Geçmişte geçen her hikayeye "tarihi roman" etiketi yapıştırıldığı şu zamanlarda gerçekten tarihi bir roman okumak isteyenler için iyi bir seçenek olabilir. Zira bu kitabın en büyük artısı, Venedik Cumhuriyeti'nin 16. yy'daki belli bir kesitini; gerçek yerler, gerçek olaylar ve gerçek kişilere yer vererek (ve hatta gerçek kişilerden birisini kitabın baş kahramanları arasına sokacak kadar iddialı) yansıtıyor oluşu. Bunu da okuyucuyu tarihler ve terimlerle boğmadan yapmayı başarıyor. Osmanlı-Venedik ilişkilerini merak edenler ve sanat tarihiyle ilgilenenler için enteresan detaylar var. Yine de eğer simya ile ilgileniyorsanız, aradığınızı pek bulamayacaksınız.

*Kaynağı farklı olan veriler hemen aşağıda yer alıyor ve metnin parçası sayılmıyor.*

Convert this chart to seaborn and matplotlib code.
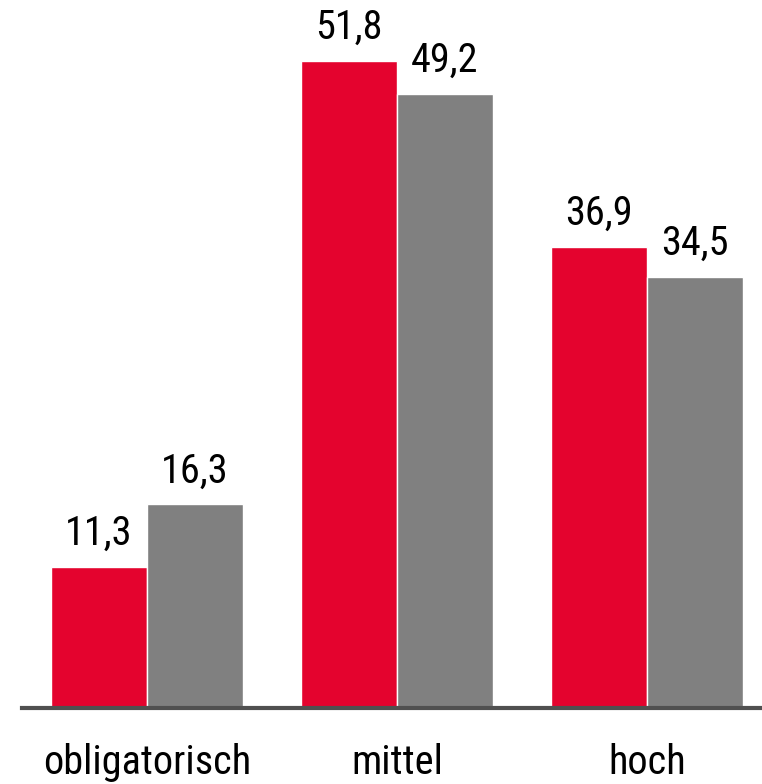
import pandas as pd
import seaborn as sns
import matplotlib.pyplot as plt
from matplotlib import font_manager

categories = ["obligatorisch", "mittel", "hoch"]
series = ["A", "B"]
values_a = [11.3, 51.8, 36.9]
values_b = [16.3, 49.2, 34.5]

df = pd.DataFrame({
    "kategorie": categories * 2,
    "serie": [series[0]] * 3 + [series[1]] * 3,
    "wert": values_a + values_b,
})

# narrow fonts, best first, with a size that fits the reference widths
wanted = [("Liberation Sans Narrow", 30), ("Arial Narrow", 30), ("Nimbus Sans Narrow", 30),
          ("Roboto Condensed", 29), ("Archivo Narrow", 29), ("PT Sans Narrow", 30),
          ("DejaVu Sans", 25)]
have = {f.name for f in font_manager.fontManager.ttflist}
family, fsize = next((n, s) for n, s in wanted if n in have)

sns.set_style("white")
plt.rcParams['font.family'] = [family, 'DejaVu Sans']
if family == "DejaVu Sans":
    plt.rcParams['font.stretch'] = 'condensed'

fig = plt.figure(figsize=(7.62, 7.84), dpi=100)
ax = fig.add_axes([22 / 762, 76 / 784, 740 / 762, 699.4 / 784])

sns.barplot(
    data=df, x="kategorie", y="wert", hue="serie",
    palette=["#E4032E", "#808080"], width=0.768,
    saturation=1, errorbar=None, legend=False, ax=ax,
)

for cont, vals in zip(ax.containers, [values_a, values_b]):
    ax.bar_label(cont, labels=[f"{v:.1f}".replace(".", ",") for v in vals],
                 padding=10, color="black", fontsize=fsize)

ax.set_xlim(-0.5, 2.46)
ax.set_ylim(0, 56)
ax.set_xlabel("")
ax.set_ylabel("")
ax.set_yticks([])
ax.tick_params(axis="x", length=0, pad=25, colors="black", labelsize=fsize)
for s in ["top", "right", "left"]:
    ax.spines[s].set_visible(False)
ax.spines["bottom"].set_color("#505050")
ax.spines["bottom"].set_linewidth(3)

fig.savefig("out.png", dpi=100)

Polisiye kısmına gelince; kurgunun ve sonun orijinal olduğunu iddia edemem. Ayrıca, başta "katil kim" yolunda ilerleyen hikaye bir süre sonra anlamsız bir hazina avına dönüşüyor, katilin kimliği de ikinci plana atılıyor.

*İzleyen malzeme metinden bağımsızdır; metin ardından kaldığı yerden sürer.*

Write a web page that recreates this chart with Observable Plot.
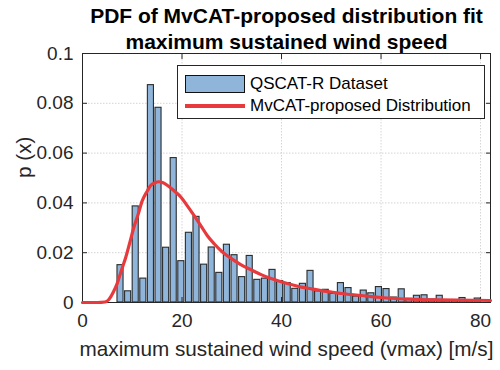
<!DOCTYPE html>
<html>
<head>
<meta charset="utf-8">
<script src="https://cdn.jsdelivr.net/npm/d3@7"></script>
<script src="https://cdn.jsdelivr.net/npm/@observablehq/plot@0.6"></script>
<style>
  body { margin: 0; background: #fff; }
  #chart { position: relative; width: 500px; height: 370px; font-family: "Liberation Sans", Arial, Helvetica, sans-serif; }
  #chart svg { display: block; }
  .legend { position: absolute; left: 177px; top: 65px; width: 308px; height: 54px; box-sizing: border-box;
            border: 1px solid #262626; background: #fff; font-size: 17px; color: #000; }
  .legend .row { position: absolute; left: 7px; height: 20px; display: flex; align-items: center; }
  .legend .swatch { width: 60px; height: 18px; box-sizing: border-box; margin-right: 5px; }
  .legend .lineSwatch { width: 60px; height: 3.5px; margin-right: 5px; }
</style>
</head>
<body>
<div id="chart"></div>
<script>
// Labels
const titleLines = ["PDF of MvCAT-proposed distribution fit", "maximum sustained wind speed"];
const xLabel = "maximum sustained wind speed (vmax) [m/s]";
const yLabel = "p (x)";
const seriesNames = ["QSCAT-R Dataset", "MvCAT-proposed Distribution"];

// Axis ticks
const xTicks = [0, 20, 40, 60, 80];
const yTicks = [0, 0.02, 0.04, 0.06, 0.08, 0.1];
const yTickLabels = ["0", "0.02", "0.04", "0.06", "0.08", "0.1"];

// Histogram bins (m/s): first edge and bin width
const binStart = 6.876;
const binWidth = 1.5275;

// Normalised histogram height of each bin (probability density)
const binDensity = [
  0.0150, 0.0045, 0.0386, 0.0096, 0.0873, 0.0782, 0.0220, 0.0580, 0.0166, 0.0280,
  0.0344, 0.0152, 0.0221, 0.0119, 0.0232, 0.0190, 0.0102, 0.0187, 0.0091, 0.0096,
  0.0131, 0.0086, 0.0078, 0.0055, 0.0075, 0.0127, 0.0045, 0.0051, 0.0035, 0.0078,
  0.0058, 0.0024, 0.0048, 0.0037, 0.0062, 0.0054, 0.0020, 0.0053, 0.0015, 0.0027,
  0.0029, 0.0012, 0.0027, 0.0008, 0.0010, 0.0018, 0.0006, 0.0016
];

// Fitted distribution, sampled wind speed (m/s) and density
const fitX = [0, 3, 4.5, 5.3, 6.2, 7.0, 7.8, 8.7, 9.5, 10.3, 11.2, 12.0, 13.0, 13.7, 14.5,
  15.3, 16.2, 17.1, 18.5, 19.8, 21.0, 22.4, 23.8, 25.1, 26.5, 28.0, 29.8, 31.8, 33.9,
  35.9, 37.9, 39.9, 41.9, 44.0, 46.0, 48.0, 50.0, 52.0, 54.0, 57.0, 60.0, 63.0, 66.0,
  70.0, 75.0, 82.0];
const fitPdf = [0, 0, 0.0002, 0.0012, 0.0042, 0.0078, 0.0128, 0.0182, 0.0240, 0.0300,
  0.0355, 0.0408, 0.0447, 0.0470, 0.0480, 0.0485, 0.0481, 0.0470, 0.0447, 0.0423,
  0.0390, 0.0350, 0.0308, 0.0268, 0.0235, 0.0205, 0.0178, 0.0152, 0.0131, 0.0112,
  0.0096, 0.0083, 0.0072, 0.0062, 0.0055, 0.0048, 0.0042, 0.0036, 0.0032, 0.0026,
  0.0020, 0.0016, 0.0013, 0.0011, 0.0010, 0.0008];

const barFill = "#8fb5da";
const barEdge = "#1a1a1a";
const fitColor = "#e8393d";
const axisColor = "#262626";
const gridColor = "#d4d4d4";

const bars = binDensity.map((p, i) => ({c: binStart + (i + 0.5) * binWidth, p}));
const fit = fitX.map((x, i) => ({x, p: fitPdf[i]}));

const chart = Plot.plot({
  width: 500,
  height: 370,
  marginLeft: 82,
  marginRight: 10,
  marginTop: 53,
  marginBottom: 68,
  style: {fontFamily: "Liberation Sans, Arial, Helvetica, sans-serif", fontSize: "19px", color: axisColor, background: "#fff"},
  x: {domain: [0, 82]},
  y: {domain: [0, 0.1]},
  marks: [
    Plot.gridX(xTicks, {stroke: gridColor, strokeOpacity: 1, strokeDasharray: "1.5,1.5"}),
    Plot.gridY(yTicks, {stroke: gridColor, strokeOpacity: 1, strokeDasharray: "1.5,1.5"}),
    Plot.rectY(bars, {
      x1: d => d.c - 0.4 * binWidth,
      x2: d => d.c + 0.4 * binWidth,
      y1: 0,
      y2: "p",
      fill: barFill,
      stroke: barEdge,
      strokeWidth: 1.1,
      strokeOpacity: 0.9
    }),
    Plot.frame({stroke: axisColor, strokeWidth: 1}),
    Plot.axisX(xTicks, {anchor: "bottom", tickSize: -5, tickPadding: 16, label: null, fontSize: 19}),
    Plot.axisX(xTicks, {anchor: "top", tickSize: -5, tickFormat: () => "", label: null}),
    Plot.axisY(yTicks, {anchor: "left", tickSize: -5, tickPadding: 14, label: null, fontSize: 19,
      tickFormat: d => yTickLabels[yTicks.indexOf(d)]}),
    Plot.axisY(yTicks, {anchor: "right", tickSize: -5, tickFormat: () => "", label: null}),
    Plot.line(fit, {x: "x", y: "p", stroke: fitColor, strokeWidth: 3.2, curve: "monotone-x"}),
    Plot.text([titleLines.join("\n")], {
      text: d => d, frameAnchor: "top", lineAnchor: "bottom", dy: -5,
      fontSize: 21, fontWeight: "bold", fill: "#000", lineHeight: 1.22
    }),
    Plot.text([xLabel], {text: d => d, frameAnchor: "bottom", lineAnchor: "top", dy: 39, fontSize: 20.7, fill: axisColor}),
    Plot.text([yLabel], {text: d => d, frameAnchor: "left", rotate: -90, dx: -58, fontSize: 20.7, fill: axisColor})
  ]
});

const root = document.getElementById("chart");
root.appendChild(chart);

// Legend box inside the axes
const legend = document.createElement("div");
legend.className = "legend";
legend.innerHTML = `
  <div class="row" style="top:8px"><div class="swatch" style="background:${barFill};border:1.5px solid #111"></div><span>${seriesNames[0]}</span></div>
  <div class="row" style="top:30px"><div class="lineSwatch" style="background:${fitColor}"></div><span>${seriesNames[1]}</span></div>`;
root.appendChild(legend);
</script>
</body>
</html>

Ama bu kitapla ilgili asıl eleştirim şu: Kahramanların yaşları, kompozisyonu, olaylara yaklaşımları, maceraya fütursuzca ve teklifsizce atılmaları vb. hadiseler, diyaloglar, ilişkiler, sorgulamalar fena halde Disney gençlik filmi tadında. Netice itibariyle bir yetişkin polisiyesi okumak isteyenlere önermem.